- Exercise brief
Each line containing the word "diagram" must be collected.

---------------

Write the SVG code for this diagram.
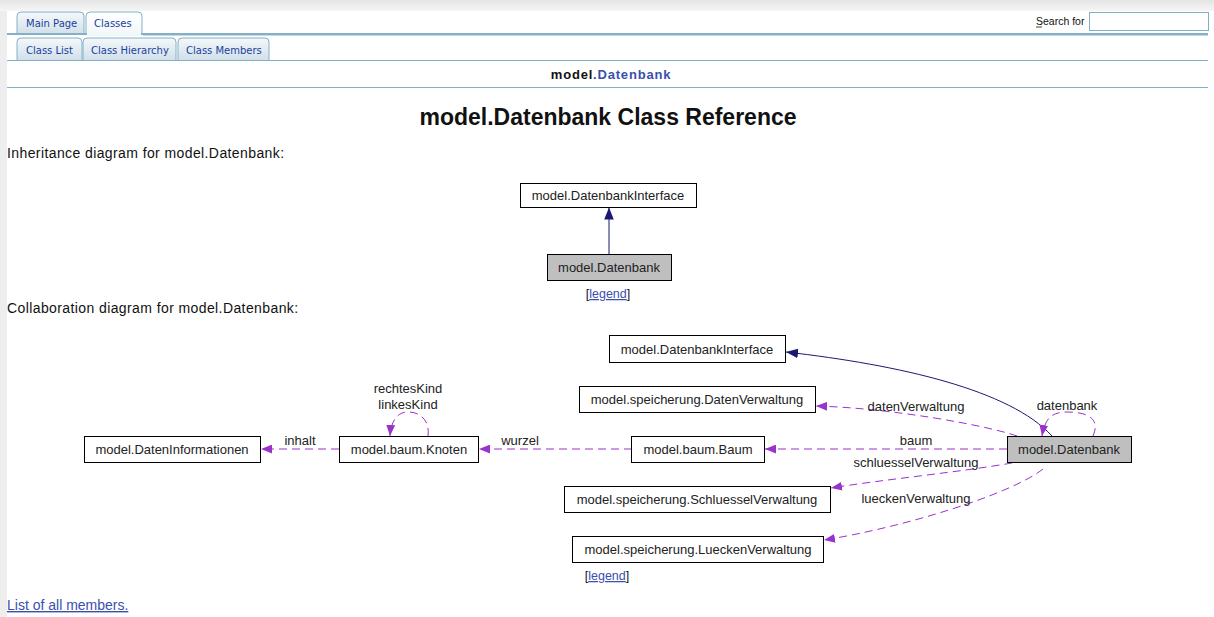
<svg xmlns="http://www.w3.org/2000/svg" width="1214" height="617" viewBox="0 0 1214 617">
  <style>
    .page { font-family: "Liberation Sans", Arial, sans-serif; }
    .tabtxt { font-family: "DejaVu Sans", Verdana, sans-serif; font-size: 10px; fill: #1A419D; }
    .node rect { fill: #ffffff; stroke: #000000; stroke-width: 1; }
    .node.focus rect { fill: #bfbfbf; }
    .node text { font-family: "Liberation Sans", Helvetica, sans-serif; font-size: 13px; fill: #222222; text-anchor: middle; }
    .elabel { font-family: "Liberation Sans", Helvetica, sans-serif; font-size: 13px; fill: #222222; text-anchor: middle; }
    .usage { fill: none; stroke: #9a32cd; stroke-width: 1; stroke-dasharray: 8 5; }
    .inherit { fill: none; stroke: #191970; stroke-width: 1; }
    .link { fill: #3a4fb0; text-decoration: underline; }
    .body { font-size: 14px; letter-spacing: 0.4px; fill: #111111; }
  </style>
  <defs>
    <linearGradient id="shadowTop" x1="0" y1="0" x2="0" y2="1">
      <stop offset="0" stop-color="#e4e4e4"/>
      <stop offset="1" stop-color="#f6f6f6"/>
    </linearGradient>
    <linearGradient id="tabBg" x1="0" y1="0" x2="0" y2="1">
      <stop offset="0" stop-color="#f4f8fa"/>
      <stop offset="1" stop-color="#d2e0ea"/>
    </linearGradient>
    <linearGradient id="tabActive" x1="0" y1="0" x2="0" y2="1">
      <stop offset="0" stop-color="#ffffff"/>
      <stop offset="1" stop-color="#f2f7fa"/>
    </linearGradient>
    <marker id="headPurple" viewBox="0 0 10 8" refX="10" refY="4" markerWidth="11" markerHeight="9" markerUnits="userSpaceOnUse" orient="auto">
      <path d="M0,0 L10,4 L0,8 z" fill="#9a32cd"/>
    </marker>
    <marker id="headNavy" viewBox="0 0 10 8" refX="10" refY="4" markerWidth="12" markerHeight="10" markerUnits="userSpaceOnUse" orient="auto">
      <path d="M0,0 L10,4 L0,8 z" fill="#191970"/>
    </marker>
  </defs>

  <!-- window frame -->
  <rect x="0" y="0" width="1214" height="617" fill="#eeeeee"/>
  <rect x="0" y="0" width="1214" height="11" fill="url(#shadowTop)"/>
  <rect x="7" y="11" width="1207" height="606" fill="#ffffff"/>

  <!-- navigation tabs, first row -->
  <g id="tabs-main">
    <path d="M17,34 L17,16 Q17,12 21,12 L80,12 Q84,12 84,16 L84,34" fill="url(#tabBg)" stroke="#84b0c7"/>
    <text class="tabtxt" x="26" y="27">Main Page</text>
    <path d="M86,35 L86,16 Q86,12 90,12 L138,12 Q142,12 142,16 L142,35" fill="url(#tabActive)" stroke="#84b0c7"/>
    <text class="tabtxt" x="94" y="27">Classes</text>
  </g>
  <rect x="7" y="33" width="136" height="2" fill="#84b0c7"/>
  <rect x="143" y="33" width="1065" height="2" fill="#84b0c7"/>
  <rect x="143" y="35" width="1065" height="1" fill="#c4dbe5"/>
  <rect x="87" y="33" width="54" height="3" fill="#f2f7fa"/>

  <g id="search">
    <text class="page" x="1036" y="25" font-size="10.5" fill="#111111">Search for</text>
    <line x1="1036" y1="27" x2="1042" y2="27" stroke="#111111" stroke-width="0.8"/>
    <rect x="1089.5" y="12.5" width="119" height="18" fill="#ffffff" stroke="#84b0c7"/>
  </g>

  <!-- navigation tabs, second row -->
  <g id="tabs-sub">
    <path d="M17,60 L17,42 Q17,38 21,38 L78,38 Q82,38 82,42 L82,60" fill="url(#tabBg)" stroke="#84b0c7"/>
    <text class="tabtxt" x="26" y="54">Class List</text>
    <path d="M83,60 L83,42 Q83,38 87,38 L172,38 Q176,38 176,42 L176,60" fill="url(#tabBg)" stroke="#84b0c7"/>
    <text class="tabtxt" x="91" y="54">Class Hierarchy</text>
    <path d="M178,60 L178,42 Q178,38 182,38 L265,38 Q269,38 269,42 L269,60" fill="url(#tabBg)" stroke="#84b0c7"/>
    <text class="tabtxt" x="186" y="54">Class Members</text>
  </g>
  <rect x="7" y="60" width="1201" height="1" fill="#84b0c7"/>

  <!-- breadcrumb -->
  <text class="page" x="611" y="79" font-size="13" font-weight="bold" text-anchor="middle" letter-spacing="0.8"><tspan fill="#111111">model</tspan><tspan fill="#3a4fb0">.Datenbank</tspan></text>
  <rect x="7" y="87" width="1201" height="1" fill="#84b0c7"/>

  <!-- heading -->
  <text class="page" x="608" y="125" font-size="23" font-weight="bold" fill="#111111" text-anchor="middle">model.Datenbank Class Reference</text>

  <text class="page body" x="7" y="158">Inheritance diagram for model.Datenbank:</text>

  <!-- inheritance graph -->
  <g id="connectors-inheritance">
    <path class="inherit" d="M609,254 L609,207.5" marker-end="url(#headNavy)"/>
  </g>
  <g id="inh-DatenbankInterface" class="node">
    <rect x="520.5" y="183.5" width="176" height="24"/>
    <text x="608" y="200">model.DatenbankInterface</text>
  </g>
  <g id="inh-Datenbank" class="node focus">
    <rect x="547.5" y="254.5" width="124" height="26"/>
    <text x="609" y="272">model.Datenbank</text>
  </g>
  <text class="page" x="608" y="298" font-size="12.5" text-anchor="middle" fill="#111111">[<tspan class="link">legend</tspan>]</text>

  <text class="page body" x="7" y="313">Collaboration diagram for model.Datenbank:</text>

  <!-- collaboration graph: connectors -->
  <g id="connectors">
    <path class="inherit" d="M1052,436 C1010,390 900,365 786,352" marker-end="url(#headNavy)"/>
    <path class="usage" d="M1093,436 C1100,420 1090,412 1067,412 C1052,412 1045,418 1042,436" marker-end="url(#headPurple)"/>
    <path class="usage" d="M1017,436 C985,425 890,408 816,406" marker-end="url(#headPurple)"/>
    <path class="usage" d="M1007,449 L765,449" marker-end="url(#headPurple)"/>
    <path class="usage" d="M1012,463 C960,472 880,480 831,488" marker-end="url(#headPurple)"/>
    <path class="usage" d="M1043,469 C1010,495 900,528 824,540" marker-end="url(#headPurple)"/>
    <path class="usage" d="M632,449 L479,449" marker-end="url(#headPurple)"/>
    <path class="usage" d="M339,449 L261,449" marker-end="url(#headPurple)"/>
    <path class="usage" d="M428,436 C430,420 420,412 408,412 C398,412 391,420 390,436" marker-end="url(#headPurple)"/>

    <text class="elabel" x="1067" y="410">datenbank</text>
    <text class="elabel" x="916" y="411">datenVerwaltung</text>
    <text class="elabel" x="916" y="445">baum</text>
    <text class="elabel" x="916" y="467">schluesselVerwaltung</text>
    <text class="elabel" x="916" y="503">lueckenVerwaltung</text>
    <text class="elabel" x="520" y="445">wurzel</text>
    <text class="elabel" x="300" y="445">inhalt</text>
    <text class="elabel" x="408" y="393">rechtesKind</text>
    <text class="elabel" x="408" y="409">linkesKind</text>
  </g>

  <!-- collaboration graph: nodes -->
  <g id="DatenbankInterface" class="node">
    <rect x="609.5" y="335.5" width="176" height="27"/>
    <text x="697" y="354">model.DatenbankInterface</text>
  </g>
  <g id="DatenVerwaltung" class="node">
    <rect x="579.5" y="386.5" width="236" height="26"/>
    <text x="697" y="404">model.speicherung.DatenVerwaltung</text>
  </g>
  <g id="DatenInformationen" class="node">
    <rect x="84.5" y="436.5" width="176" height="26"/>
    <text x="172" y="454">model.DatenInformationen</text>
  </g>
  <g id="Knoten" class="node">
    <rect x="339.5" y="436.5" width="139" height="26"/>
    <text x="409" y="454">model.baum.Knoten</text>
  </g>
  <g id="Baum" class="node">
    <rect x="631.5" y="436.5" width="133" height="26"/>
    <text x="698" y="454">model.baum.Baum</text>
  </g>
  <g id="Datenbank" class="node focus">
    <rect x="1007.5" y="436.5" width="124" height="26"/>
    <text x="1069" y="454">model.Datenbank</text>
  </g>
  <g id="SchluesselVerwaltung" class="node">
    <rect x="564.5" y="486.5" width="266" height="26"/>
    <text x="697" y="504">model.speicherung.SchluesselVerwaltung</text>
  </g>
  <g id="LueckenVerwaltung" class="node">
    <rect x="572.5" y="536.5" width="251" height="26"/>
    <text x="698" y="554">model.speicherung.LueckenVerwaltung</text>
  </g>

  <text class="page" x="607" y="580" font-size="12.5" text-anchor="middle" fill="#111111">[<tspan class="link">legend</tspan>]</text>

  <text class="page link" x="7" y="610" font-size="14">List of all members.</text>
</svg>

---------------

- Expected output
Write the SVG code for this diagram.
  <text class="page body" x="7" y="158">Inheritance diagram for model.Datenbank:</text>
  <text class="page body" x="7" y="313">Collaboration diagram for model.Datenbank:</text>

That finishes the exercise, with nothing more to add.